The papers I received is a Summon that says "You are hereby summoned and required to file with the Clerk of said court and serve upon the Plaintiff's attorney, an answer to the Motion for Contempt which is herewith served upon you, within 30 days after service of this summons upon you".


Must I somehow file a motion for continuance. As I stated I have not even met with my new attorney yet, and he is in court all day today, and I leave on a cruise on Saturday 09/14/2013.


I do appreciate your responses.

Thank you for clarifying that. If the motion IS for contempt, and you do not appear, yes, you will be held in contempt of court.

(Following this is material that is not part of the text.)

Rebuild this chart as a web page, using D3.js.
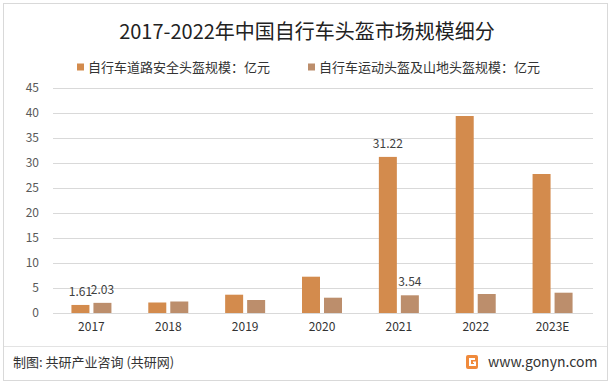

The only way to avoid contempt is to have the hearing continued. If you wait to make the request until after you get back, it may be too late. If your lawyer has not yet entered an appearance in the case on your behalf, you can file the motion on your own without him.

Try calling or emailing your lawyer (or both!) to explain that this is an emergency and see if he can contact you during a break. Most lawyers check email during the day, even when they're in court. If you can get ahold of him now, he might be able to file a Motion to Continue on Monday. But you might want to start preparing a request, just in case. If you don't hear from him, it needs to be filed before you leave. But, again, call the other lawyer to see if they will agree. That can make it easier.

Also, call the courthouse to see if they'll accept a mailed or faxed motion. Most courthouses will, and that can save you the 4.5 hour drive.